Monday, Aug. 10, 1925
42
As it does to many men, a 42nd birthday came to Benito Mussolini, Premier of Italy. The War Department, of which the Premier is chief, marked the event by presenting Signor Mussolini with a large-calibre shell case, handsomely engraved. One engraving depicted the Premier as a corporal of the bersaglieri (sharpshooters) in the trenches. Another pictured him as a wounded soldier. A third, as Minister of War.
But the life of Benito Mussolini can be thrown into greater antitheses. Born in the town of Forli (some accounts say Varano di Costa), he heard his father at an early age declaiming against the constituted state of society. His father was a convinced revolutionary, and like father little Benito grew to be. Had it not been for his devout mother, he might never have received an education --such as it was--at the normal school of Forlimpopoli, a nearby village to which the Mussolinis had moved.
The days of his education over, he repaired, still at a tender age, to Switzerland where, to earn his living and pay his way through Lausanne University, he became a manual laborer. Subsequently, his revolutionary activities resulted in his being evicted from one Swiss canton after another; and, when he tried his fortune at journalism in Austria, he rapidly met a like fate at the hands of Emperor Franz Josef's soldiers.
Back to Italy he went. At Milan he joined forces with the prominent Socialist Signor Bissolati, whom several years later he helped to expel from the Socialist Party. At this time, he was an uncompromising extremist, believing in force as the only means to win republicanism for Italy. At the beginning of the War, he was still a revolutionist, a republican. He wrote in the Socialist paper Avanti, of which he had previously become the editor: "We do not want war, because we are striving . . . to destroy the prestige of the dynasty, the Army and the State."
It is usual to assume that Signor Mussolini's volte face from Socialism was a sudden thing; but this is erroneous. In the autumn of 1914, he founded Il Popolo d'ltalia, in which he advocated participation in the War on the side of the Allies, whereas he had been against intervention. The Socialists expelled him from the Party, but Mussolini remained a Socialist at heart, his revolutionary spirit unchecked.
After Italy had declared war against Austria, he joined the corpo dei bersaglieri, went to the front and was in 1917 wounded. Returning to Milan, he worked faithfully and loyally in the Allied interests in his newspaper and, by the end of the War, he was a confirmed Nationalist. Soon after, finding that
Nationalism and Socialism would not mix, he turned his back on the latter. It was only after several years that he had changed his political convictions.
He was astute enough to see that Bolshevism was the most dangerous enemy which Italy had, and to see that Italy's politicians were wasting the fruits of the victory. The men to whom he could appeal were the ex-service men and, with the rare sagacity born of a natural politician, he began to organize these into the Fasci Italiani di Combattimento (later the Fascist Party) "for the vindication of the victory, the rights of ex-service men and the liberty of the world."

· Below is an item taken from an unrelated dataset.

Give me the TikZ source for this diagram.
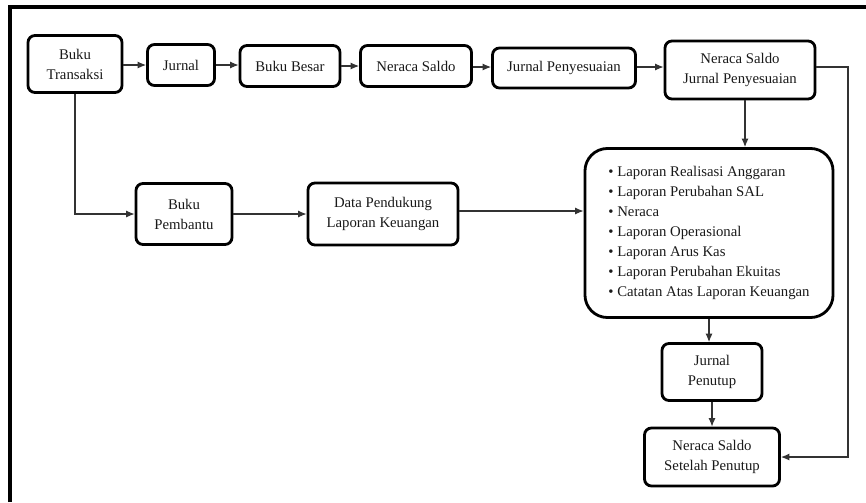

If Mussolini was not now a Socialist he was--just as he is today--every bit a revolutionist. It is an atavistic trait. The exploits of d'Annunzio in seizing Fiume called forth his sympathy and from then until the Treaty of Rapallo (1920) was signed, Il Popolo d'ltalia supported the poet. After Fiume had been delivered safely, Signor d'An- nunzio went into self-imposed seclusion and Benito Mussolini, champion of d'Annunzio, found himself championed in turn by the admirers of the poet. And so it came about that he, first and foremost a revolutionary politician, led the Fascist legions to Rome in 1922 and began the revolution for which every fibre in his body ached.
Premier Mussolini has been compared by some to Atlas, Hercules, Julius Caesar, Septimius Severus, Cromwell, Napoleon, etc. It would, perhaps, be premature to place him among great Italians, let alone the great of the earth. In a sense the Premier still has to achieve permanent success. What he has done for Italy is indeed immense; but who can say that it is permanent ? Many feel that his dictatorship has been harmful ; few deny that his rule is not strictly personal. But who can say that with the man Fascism and all it stands for will disappear?
The future will decide more accurately the greatness of Premier Mussolini. For the present it can be said that he is the strongest man that Italy has had since Cavour. That he is also a man of high moral integrity with a magnetic personality, no one who has looked into his eyes and grasped his hand can for a second deny. And yet with all his serious earnestness there is a touch of pathos. He scorns democracy. That is understandable enough. But every speech of his is filled with that same flight of hyperbole that he despises in others. One day he adjures his Fascisti to keep the peace; the next, carried away by his own force, he incites them to violence. Yet, it may be doubted if Italy is more turbulent than it was; certainly, economically, she is far more stable.